» **The problem**: Skip the pictures. Set down, word for word, the lines from the start of the material up to and including the line with "ax = fig.add_axes([0.1346, 0.3636, 0.8408, 0.6068])".

» **Collected data**:
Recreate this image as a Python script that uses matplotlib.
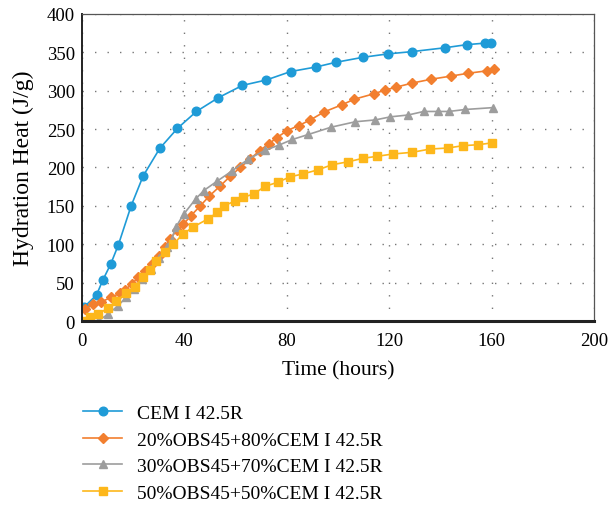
import matplotlib
matplotlib.use("Agg")
import matplotlib.pyplot as plt

plt.rcParams['font.family'] = ['Liberation Serif', 'DejaVu Serif']

labels = ["CEM I 42.5R", "20%OBS45+80%CEM I 42.5R",
          "30%OBS45+70%CEM I 42.5R", "50%OBS45+50%CEM I 42.5R"]

t_cem = [0.8, 5.7, 8.1, 11.2, 14.2, 19.2, 23.9, 30.4, 37.3, 44.7, 53.3, 62.7,
         72.0, 81.5, 91.5, 99.1, 109.8, 119.5, 129.0, 141.8, 150.2, 157.3, 159.9]
q_cem = [18, 34, 53, 74, 99, 150, 189, 225, 251, 273, 291, 307,
         314, 325, 331, 337, 343.6, 348, 351, 356, 360, 362, 362]

t_20 = [1, 4.3, 7.6, 11.5, 14.7, 17, 19.4, 22, 24.6, 27.3, 29.9, 32.5, 34.4, 37,
        39.6, 42.5, 46.2, 49.8, 54, 57.9, 61.8, 65.7, 69.4, 72.9, 76.2, 80.1,
        84.6, 89.2, 94.7, 101.4, 106.4, 114, 118.5, 122.5, 129, 136.4, 144,
        150.7, 158.3, 161]
q_20 = [15.6, 22, 25, 31, 36, 41, 48, 57, 65.5, 74, 85, 96, 107, 118,
        126, 137, 150, 163, 176, 188.5, 200, 211, 222, 230.6, 239, 248,
        254.5, 262, 272.6, 281.5, 289, 296, 301, 304.5, 310, 315, 319,
        322.7, 326, 328]

t_30 = [6.3, 10.2, 14.1, 17.3, 20.5, 23.5, 26.8, 30, 33.3, 35, 36.6, 39.7, 44.4,
        47.6, 52.7, 58.6, 65, 71.6, 76.8, 82.2, 88.4, 97.3, 106.8, 114.6, 120.5,
        127.4, 133.5, 139.2, 143.3, 149.8, 160.5]
q_30 = [0, 9, 20, 31, 42, 55, 68, 82, 96, 106, 122, 139, 159,
        170, 182, 195.5, 211, 222.5, 229, 236.5, 243, 252.5, 259.6, 262, 266,
        268.4, 273, 273, 273, 275.6, 278]

t_50 = [0.4, 3, 6.3, 10.2, 13.4, 17.3, 20.6, 23.9, 26.5, 29.1, 32.4, 35.6, 39.4,
        43.2, 49.2, 52.9, 55.3, 59.6, 62.9, 67, 71.6, 76.4, 81.4, 86.2, 92.2,
        97.7, 104, 109.8, 115.3, 121.5, 129, 135.9, 142.9, 148.8, 154.8, 160]
q_50 = [0, 5, 9, 17, 26.5, 36, 44.7, 57, 66.5, 78.6, 89.5, 100, 113,
        122, 133, 141.6, 150, 156, 161, 165.5, 175.5, 180.7, 188, 191.5, 197,
        203.6, 207.5, 212, 214.6, 217.6, 219.8, 224, 225.4, 228.4, 229.7, 232]

fig = plt.figure(figsize=(6.09, 5.06), dpi=100)
ax = fig.add_axes([0.1346, 0.3636, 0.8408, 0.6068])

styles = [
    (t_cem, q_cem, '#1f9bd7', 'o', 6.2),
    (t_20, q_20, '#f27f2f', 'D', 4.8),
    (t_30, q_30, '#9d9d9d', '^', 6.2),
    (t_50, q_50, '#fdb71b', 's', 6.0),
]
for (t, q, c, m, ms), lab in zip(styles, labels):
    ax.plot(t, q, color=c, marker=m, markersize=ms, linewidth=1.2,
            markeredgecolor=c, label=lab)

ax.set_xlim(0, 200)
ax.set_ylim(0, 400)
ax.set_xticks([0, 40, 80, 120, 160, 200])
ax.set_yticks(range(0, 401, 50))
ax.tick_params(length=0, labelsize=13.5)
ax.tick_params(axis='x', pad=8)
ax.tick_params(axis='y', pad=5)
ax.grid(True, color='#777777', linestyle=(0, (1, 8)), linewidth=1.0)
ax.set_axisbelow(True)
for s in ['top', 'right']:
    ax.spines[s].set_color('#555555')
    ax.spines[s].set_linewidth(0.9)
ax.spines['left'].set_color('#222222')
ax.spines['left'].set_linewidth(1.4)
ax.spines['bottom'].set_color('#222222')
ax.spines['bottom'].set_linewidth(2.2)

ax.set_xlabel('Time (hours)', fontsize=15.5, labelpad=8)
ax.set_ylabel('Hydration Heat (J/g)', fontsize=17, labelpad=9)

handles, labs = ax.get_legend_handles_labels()
fig.legend(handles, labs, loc='upper left', bbox_to_anchor=(0.124, 0.214),
           frameon=False, fontsize=14, handlelength=2.0, handletextpad=0.75,
           labelspacing=0.46, borderaxespad=0)

fig.savefig('out.png', dpi=100)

» **Result of the task**:
Recreate this image as a Python script that uses matplotlib.
import matplotlib
matplotlib.use("Agg")
import matplotlib.pyplot as plt

plt.rcParams['font.family'] = ['Liberation Serif', 'DejaVu Serif']

labels = ["CEM I 42.5R", "20%OBS45+80%CEM I 42.5R",
          "30%OBS45+70%CEM I 42.5R", "50%OBS45+50%CEM I 42.5R"]

t_cem = [0.8, 5.7, 8.1, 11.2, 14.2, 19.2, 23.9, 30.4, 37.3, 44.7, 53.3, 62.7,
         72.0, 81.5, 91.5, 99.1, 109.8, 119.5, 129.0, 141.8, 150.2, 157.3, 159.9]
q_cem = [18, 34, 53, 74, 99, 150, 189, 225, 251, 273, 291, 307,
         314, 325, 331, 337, 343.6, 348, 351, 356, 360, 362, 362]

t_20 = [1, 4.3, 7.6, 11.5, 14.7, 17, 19.4, 22, 24.6, 27.3, 29.9, 32.5, 34.4, 37,
        39.6, 42.5, 46.2, 49.8, 54, 57.9, 61.8, 65.7, 69.4, 72.9, 76.2, 80.1,
        84.6, 89.2, 94.7, 101.4, 106.4, 114, 118.5, 122.5, 129, 136.4, 144,
        150.7, 158.3, 161]
q_20 = [15.6, 22, 25, 31, 36, 41, 48, 57, 65.5, 74, 85, 96, 107, 118,
        126, 137, 150, 163, 176, 188.5, 200, 211, 222, 230.6, 239, 248,
        254.5, 262, 272.6, 281.5, 289, 296, 301, 304.5, 310, 315, 319,
        322.7, 326, 328]

t_30 = [6.3, 10.2, 14.1, 17.3, 20.5, 23.5, 26.8, 30, 33.3, 35, 36.6, 39.7, 44.4,
        47.6, 52.7, 58.6, 65, 71.6, 76.8, 82.2, 88.4, 97.3, 106.8, 114.6, 120.5,
        127.4, 133.5, 139.2, 143.3, 149.8, 160.5]
q_30 = [0, 9, 20, 31, 42, 55, 68, 82, 96, 106, 122, 139, 159,
        170, 182, 195.5, 211, 222.5, 229, 236.5, 243, 252.5, 259.6, 262, 266,
        268.4, 273, 273, 273, 275.6, 278]

t_50 = [0.4, 3, 6.3, 10.2, 13.4, 17.3, 20.6, 23.9, 26.5, 29.1, 32.4, 35.6, 39.4,
        43.2, 49.2, 52.9, 55.3, 59.6, 62.9, 67, 71.6, 76.4, 81.4, 86.2, 92.2,
        97.7, 104, 109.8, 115.3, 121.5, 129, 135.9, 142.9, 148.8, 154.8, 160]
q_50 = [0, 5, 9, 17, 26.5, 36, 44.7, 57, 66.5, 78.6, 89.5, 100, 113,
        122, 133, 141.6, 150, 156, 161, 165.5, 175.5, 180.7, 188, 191.5, 197,
        203.6, 207.5, 212, 214.6, 217.6, 219.8, 224, 225.4, 228.4, 229.7, 232]

fig = plt.figure(figsize=(6.09, 5.06), dpi=100)
ax = fig.add_axes([0.1346, 0.3636, 0.8408, 0.6068])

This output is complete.